A patent is an incredibly powerful competitive weapon. In certain IT markets, patent litigation is becoming a preferred tactic of competitive business warfare. Take Oracle’s lawsuit against Google over Java. Multimillion dollar damage awards are becoming commonplace. Virtually every smartphone vendor is suing each other. Venture capitalists fret that patent litigation will torpedo small companies that have neither the time nor the resources to defend themselves.
What can be done to tip the balance back toward innovation?
Reduce the scope of patentability. Software isn’t patentable in Europe, and business methods aren’t patentable in many countries.
Split patents into industry categories. Trademarks are divided by industry category. Why not patents?
Limit injunctive relief. The threat that a court will shut down another business gives patent holders too much leverage and is not necessary to redress the harm of patent infringement.
Crack down on abusive practices. Let’s have much greater disclosure of patent portfolios and ownership.
Improve patent quality. Create a “gold plated” patent, with stronger protection in return for a more searching review process, coupled with better processes to re-evaluate poor patents and to leverage crowdsourcing techniques to find prior art.

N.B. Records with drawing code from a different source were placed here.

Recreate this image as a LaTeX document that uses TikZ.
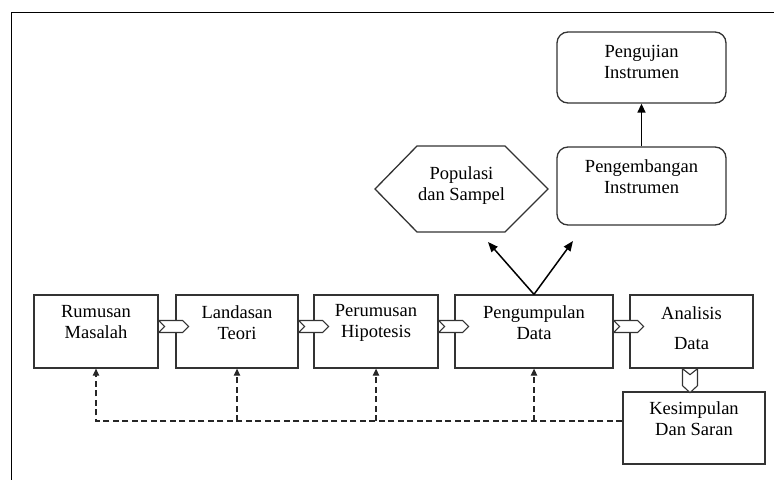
\documentclass[tikz,border=0pt]{standalone}
\usepackage{fontspec}
\setmainfont{Liberation Serif}
\usetikzlibrary{arrows.meta,calc}

% block arrows joining the steps of the flow
\newcommand{\hchev}[1]{\path[chev] (#1) ++(0,-6) -- ++(24,0) -- ++(6,6) -- ++(-6,6) -- ++(-24,0) -- ++(6,-6) -- cycle;}

\begin{document}
\begin{tikzpicture}[x=1pt,y=-1pt,
  box/.style={draw=black!80, line width=1.3pt, fill=white, inner sep=0pt},
  rbox/.style={box, rounded corners=11pt},
  lbl/.style={align=center, inner sep=0pt, font=\fontsize{18.5}{21}\selectfont},
  chev/.style={draw=black!80, line width=1.1pt, fill=white, line join=miter},
  fb/.style={draw=black!85, line width=1.3pt, dash pattern=on 6pt off 3.5pt,
             -{Triangle[length=7pt,width=6.5pt]}},
  link/.style={draw=black, line width=1.5pt, -{Triangle[length=10pt,width=8pt]}}]

\useasboundingbox (0,0) rectangle (774,480);

% frame
\draw[line width=1pt] (774,12) -- (11.5,12) -- (11.5,480);

% main flow
\node[box, minimum width=124pt, minimum height=73pt] (rm) at (96,331.5) {};
\node[box, minimum width=122pt, minimum height=73pt] (ld) at (237,331.5) {};
\node[box, minimum width=124pt, minimum height=73pt] (ph) at (376,331.5) {};
\node[box, minimum width=158pt, minimum height=73pt] (pd) at (534,331.5) {};
\node[box, minimum width=123pt, minimum height=73pt] (ad) at (691.5,331.5) {};
\node[box, minimum width=142pt, minimum height=72pt] (ks) at (694,428) {};

% instrument branch
\node[rbox, minimum width=169pt, minimum height=78pt] (pe) at (641.5,186) {};
\node[rbox, minimum width=169pt, minimum height=71pt] (pj) at (641.5,67.5) {};

% population and sample
\coordinate (popC) at (461.5,189);
\draw[box] (popC) ++(-86.5,0) -- ++(42,-43) -- ++(88,0) -- ++(43,43)
  -- ++(-43,43) -- ++(-88,0) -- cycle;

% block arrows
\hchev{$(rm.east)+(0,-5)$}
\hchev{$(ld.east)+(0,-5)$}
\hchev{$(ph.east)+(0,-5)$}
\hchev{$(pd.east)+(0,-5)$}
\path[chev] (ad.south) ++(-9,0) -- ++(7.5,6) -- ++(7.5,-6) -- ++(0,17)
  -- ++(-7.5,7) -- ++(-7.5,-7) -- cycle;

% labels
\node[lbl] (rmT) at ($(rm.center)+(0,-9)$) {Rumusan\\Masalah};
\node[lbl] (ldT) at ($(ld.center)+(0,-9)$) {Landasan\\Teori};
\node[lbl] (phT) at ($(ph.center)+(0,-9)$) {Perumusan\\Hipotesis};
\node[lbl] (pdT) at ($(pd.center)+(0,-9)$) {Pengumpulan\\Data};
\node[lbl] (adT) at ($(ad.center)+(0,-3.5)$) {Analisis\\[9pt]Data};
\node[lbl] (ksT) at ($(ks.center)+(0,-9)$) {Kesimpulan\\Dan Saran};
\node[lbl] (peT) at ($(pe.center)+(0,-9.5)$) {Pengembangan\\Instrumen};
\node[lbl] (pjT) at ($(pj.center)+(0,-6)$) {Pengujian\\Instrumen};
\node[lbl] (popT) at ($(popC)+(0,-3.5)$) {Populasi\\dan Sampel};

% data collection feeds population and instruments
\coordinate (popIn) at (488,242);
\coordinate (insIn) at (573,241);
\draw[link] (pd.north) -- (popIn);
\draw[link] (pd.north) -- (insIn);
\draw[draw=black, line width=1.4pt, -{Triangle[length=9pt,width=8pt]}] (pe.north) -- (pj.south);

% feedback from conclusions
\coordinate (fb) at (94,421);
\draw[fb] (ks.west |- fb) -| (rm.south);
\draw[fb] (ld.south |- fb) -- (ld.south);
\draw[fb] (ph.south |- fb) -- (ph.south);
\draw[fb] (pd.south |- fb) -- (pd.south);

\end{tikzpicture}
\end{document}
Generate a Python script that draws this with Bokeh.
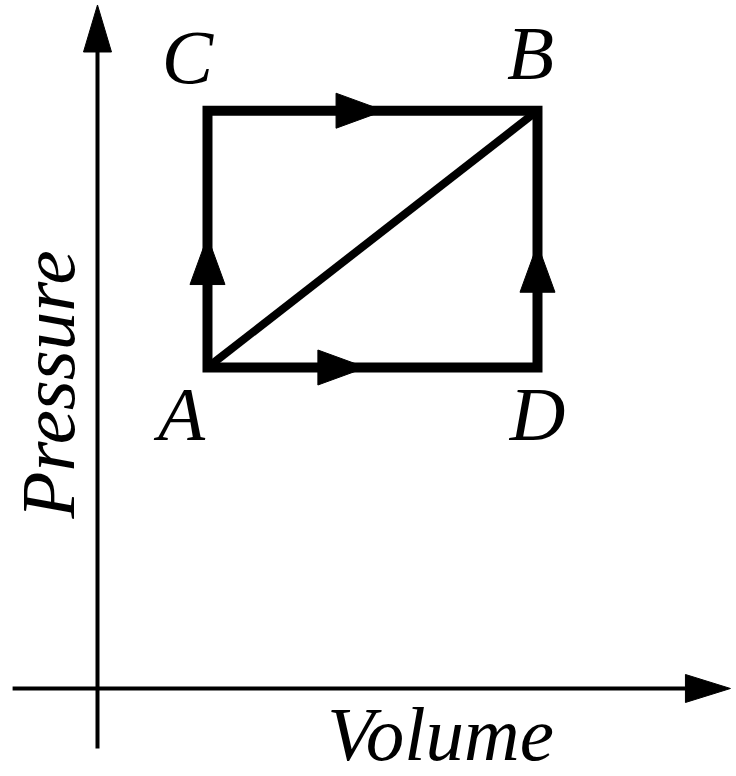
import numpy as np
from bokeh.plotting import figure
from bokeh.models import Range1d, ColumnDataSource
from bokeh.core.properties import value
from bokeh.embed import file_html
from bokeh.resources import INLINE

# ---- data ----
states = ["A", "B", "C", "D"]
volume = [1.0, 4.0, 1.0, 4.0]
pressure = [2.5, 4.5, 4.5, 2.5]

cycle_path = ["A", "C", "B", "D", "A"]
diagonal_path = ["A", "B"]
arrow_segments = [("C", "B"), ("A", "D"), ("A", "C"), ("D", "B")]

x_axis_label = "Volume"
y_axis_label = "Pressure"

# ---- layout / style ----
W, H = 736, 776
X0, X1 = -0.8818, 5.8091
Y0, Y1 = -0.6854, 5.3583
sx = W / (X1 - X0)
sy = H / (Y1 - Y0)

arrow_frac = [0.535, 0.48, 0.51, 0.48]
FS = 77
label_dx = [-26, -7, -20, 0]
label_dy = [46, -58, -54, 46]
FONT = value("Liberation Serif")

pos = {s: (v, p) for s, v, p in zip(states, volume, pressure)}


def head(p0, p1, frac, L, Wd):
    a = np.array([p0[0] * sx, p0[1] * sy])
    b = np.array([p1[0] * sx, p1[1] * sy])
    d = b - a
    u = d / np.linalg.norm(d)
    n = np.array([-u[1], u[0]])
    tip = a + frac * d
    base = tip - L * u
    pts = [tip, base + 0.5 * Wd * n, base - 0.5 * Wd * n]
    return [q[0] / sx for q in pts], [q[1] / sy for q in pts]


p = figure(width=W, height=H, output_backend="svg", toolbar_location=None,
           x_range=Range1d(X0, X1), y_range=Range1d(Y0, Y1),
           min_border=0, min_border_left=0, min_border_right=0,
           min_border_top=0, min_border_bottom=0)
p.axis.visible = False
p.grid.visible = False
p.outline_line_color = None
p.background_fill_color = "white"

# ---- coordinate axes with arrows ----
v_lo, v_hi = X0 + 0.11, X1 - 0.055
p_lo, p_hi = -0.467, Y1 - 0.035
hx_len, hx_w = 45, 28
p.line([v_lo, v_hi - hx_len / sx], [0, 0], line_color="black", line_width=4)
p.line([0, 0], [p_lo, p_hi - hx_len / sy], line_color="black", line_width=4)
hx, hy = head((v_lo, 0), (v_hi, 0), 1.0, hx_len, hx_w)
vx, vy = head((0, p_lo), (0, p_hi), 1.0, 47, hx_w)
p.patches([hx, vx], [hy, vy], fill_color="black", line_color="black", line_width=1)

# ---- process paths ----
p.line([pos[s][0] for s in cycle_path], [pos[s][1] for s in cycle_path],
       line_color="black", line_width=10, line_join="miter", line_cap="square")
p.line([pos[s][0] for s in diagonal_path], [pos[s][1] for s in diagonal_path],
       line_color="black", line_width=8)

xs, ys = [], []
for (s0, s1), f in zip(arrow_segments, arrow_frac):
    ax, ay = head(pos[s0], pos[s1], f, 48, 35)
    xs.append(ax)
    ys.append(ay)
p.patches(xs, ys, fill_color="black", line_color="black", line_width=1)

# ---- labels ----
src = ColumnDataSource(dict(x=volume, y=pressure, t=states, dx=label_dx, dy=label_dy))
p.text(x="x", y="y", text="t", x_offset="dx", y_offset="dy", source=src,
       text_font=FONT, text_font_style="italic", text_font_size=f"{FS}px",
       text_align="center", text_baseline="middle", text_color="black")

p.text(x=[3.118], y=[-0.358], text=[x_axis_label],
       text_font=FONT, text_font_style="italic", text_font_size=f"{FS}px",
       text_align="center", text_baseline="middle", text_color="black")
p.text(x=[-0.4545], y=[2.368], text=[y_axis_label],
       angle=np.pi / 2,
       text_font=FONT, text_font_style="italic", text_font_size=f"{FS}px",
       text_align="center", text_baseline="middle", text_color="black")

open("out.html", "w").write(file_html(p, INLINE))
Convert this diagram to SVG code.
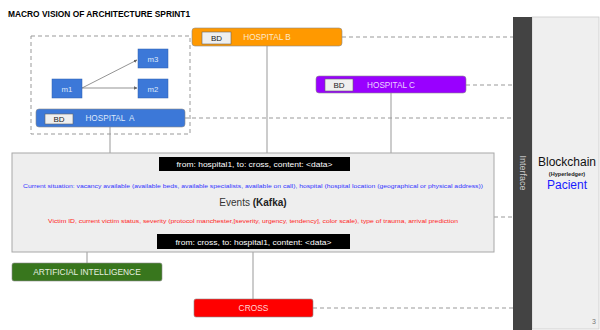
<svg xmlns="http://www.w3.org/2000/svg" width="600" height="330" viewBox="0 0 600 330">
  <defs>
    <style>
      text { font-family: "Liberation Sans", Arial, sans-serif; }
      .dash { stroke: #999999; stroke-width: 1; stroke-dasharray: 4 3; fill: none; }
      .link { stroke: #999999; stroke-width: 1; fill: none; }
      .box { stroke: #8a8a8a; stroke-width: 0.6; }
      .bd { fill: #efefef; stroke: #666666; stroke-width: 0.6; }
      .bdt { font-size: 8px; fill: #222222; text-anchor: middle; }
      .lbl { font-size: 8.2px; text-anchor: middle; }
      .mod { fill: #3c78d8; stroke: #2f5fae; stroke-width: 0.5; }
      .modt { font-size: 7.8px; fill: #dce8fb; text-anchor: middle; }
      .bar { fill: #000000; }
      .bart { font-size: 8px; fill: #ffffff; text-anchor: middle; }
    </style>
    <marker id="arr" viewBox="0 0 6 6" refX="5.5" refY="3" markerWidth="5" markerHeight="5" orient="auto">
      <path d="M0,0 L6,3 L0,6 z" fill="#666666"/>
    </marker>
  </defs>

  <rect width="600" height="330" fill="#ffffff"/>

  <!-- title -->
  <text x="8" y="17" font-size="8.4" font-weight="bold" fill="#000000">MACRO VISION OF ARCHITECTURE SPRINT1</text>

  <!-- connectors -->
  <g id="connectors">
    <rect x="31" y="36" width="159" height="98" class="dash"/>
    <line x1="342" y1="37" x2="513" y2="37" class="dash"/>
    <line x1="466" y1="85" x2="513" y2="85" class="dash"/>
    <line x1="185" y1="118" x2="513" y2="118" class="dash"/>
    <line x1="494" y1="217" x2="513" y2="217" class="dash"/>
    <line x1="313" y1="308" x2="513" y2="308" class="dash"/>
    <line x1="110" y1="127" x2="110" y2="153" class="link"/>
    <line x1="267" y1="46" x2="267" y2="153" class="link"/>
    <line x1="391" y1="93" x2="391" y2="153" class="link"/>
    <line x1="87" y1="252" x2="87" y2="263" class="link"/>
    <line x1="253" y1="252" x2="253" y2="299" class="link"/>
    <line x1="82" y1="88" x2="137" y2="60" stroke="#666666" stroke-width="0.7" marker-end="url(#arr)"/>
    <line x1="82" y1="88" x2="137" y2="88" stroke="#666666" stroke-width="0.7" marker-end="url(#arr)"/>
  </g>

  <!-- modules inside hospital A -->
  <g id="m1">
    <rect x="52" y="79" width="30" height="19" class="mod"/>
    <text x="67" y="91.5" class="modt">m1</text>
  </g>
  <g id="m3">
    <rect x="138" y="49" width="30" height="19" class="mod"/>
    <text x="153" y="61.5" class="modt">m3</text>
  </g>
  <g id="m2">
    <rect x="138" y="79" width="30" height="19" class="mod"/>
    <text x="153" y="91.5" class="modt">m2</text>
  </g>

  <!-- hospitals -->
  <g id="hospital-a">
    <rect x="36" y="109" width="149" height="18" rx="3" fill="#3c78d8" class="box"/>
    <rect x="45" y="114" width="28" height="10" class="bd"/>
    <text x="59" y="122" class="bdt">BD</text>
    <text x="110" y="121" class="lbl" fill="#dce8fb" xml:space="preserve">HOSPITAL  A</text>
  </g>
  <g id="hospital-b">
    <rect x="192" y="28" width="150" height="18" rx="3" fill="#ff9900" class="box"/>
    <rect x="202" y="32" width="29" height="12" class="bd"/>
    <text x="216.5" y="41" class="bdt">BD</text>
    <text x="267" y="40" class="lbl" fill="#fde9cc">HOSPITAL B</text>
  </g>
  <g id="hospital-c">
    <rect x="316" y="76" width="150" height="17" rx="3" fill="#9900ff" class="box"/>
    <rect x="325" y="79" width="28" height="12" class="bd"/>
    <text x="339" y="88" class="bdt">BD</text>
    <text x="391" y="87.5" class="lbl" fill="#ecd6ff">HOSPITAL C</text>
  </g>

  <!-- event bus -->
  <g id="events">
    <rect x="12" y="153" width="482" height="99" fill="#eeeeee" stroke="#a8a8a8" stroke-width="1"/>
    <rect x="159" y="157" width="191" height="14" class="bar"/>
    <text x="254.5" y="167" class="bart" textLength="156" lengthAdjust="spacingAndGlyphs">from: hospital1, to: cross, content: &lt;data&gt;</text>
    <text x="253" y="188" font-size="5.8" fill="#3333ff" text-anchor="middle" textLength="460" lengthAdjust="spacingAndGlyphs">Current situation: vacancy available (available beds, available specialists, available on call), hospital (hospital location (geographical or physical address))</text>
    <text x="253" y="206" font-size="10" fill="#333333" text-anchor="middle">Events <tspan font-weight="bold" fill="#222222">(Kafka)</tspan></text>
    <text x="253" y="223" font-size="5.8" fill="#ff2222" text-anchor="middle" textLength="410" lengthAdjust="spacingAndGlyphs">Victim ID, current victim status, severity (protocol manchester,[severity, urgency, tendency], color scale), type of trauma, arrival prediction</text>
    <rect x="157" y="234" width="193" height="15" class="bar"/>
    <text x="253.5" y="244.5" class="bart" textLength="156" lengthAdjust="spacingAndGlyphs">from: cross, to: hospital1, content: &lt;data&gt;</text>
  </g>

  <!-- outputs -->
  <g id="artificial-intelligence">
    <rect x="12" y="263" width="150" height="18" rx="2" fill="#38761d" class="box"/>
    <text x="87" y="275" font-size="8.4" fill="#e6f0e0" text-anchor="middle">ARTIFICIAL INTELLIGENCE</text>
  </g>
  <g id="cross">
    <rect x="194" y="299" width="119" height="18" rx="2" fill="#ff0000" class="box"/>
    <text x="253.5" y="311" font-size="8.4" fill="#ffd6d6" text-anchor="middle">CROSS</text>
  </g>

  <!-- blockchain side -->
  <g id="blockchain">
    <rect x="532" y="17" width="67" height="312" fill="#efefef" stroke="#cccccc" stroke-width="0.8"/>
    <text x="567" y="166" font-size="12" fill="#111111" text-anchor="middle">Blockchain</text>
    <text x="567" y="176" font-size="5.6" font-weight="bold" fill="#222222" text-anchor="middle">(Hyperledger)</text>
    <text x="567" y="189" font-size="12" fill="#1a1aff" text-anchor="middle">Pacient</text>
    <text x="596" y="324" font-size="7" fill="#777777" text-anchor="end">3</text>
  </g>
  <g id="interface">
    <rect x="513" y="17" width="19" height="313" fill="#434343"/>
    <text transform="translate(519.5,173) rotate(90)" font-size="9" fill="#d0d0d0" text-anchor="middle">Interface</text>
  </g>
</svg>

Let the patent office do its job. The U.S. Patent & Trademark Office easily pays for itself through filing fees. However, Congress appropriates its budget. This political process starves it of the resources for good examiners. Have the patent office run as a nonprofit business that must get to break-even but otherwise does whatever it takes to serve its mission.
The biggest impediment to patent reform is conceptual. We need to recognize that patents are not the same as innovations, any more than a copyright is the same thing as a great story or song. If the current design of patents is failing to promote IT innovation, let’s muster the courage to change it.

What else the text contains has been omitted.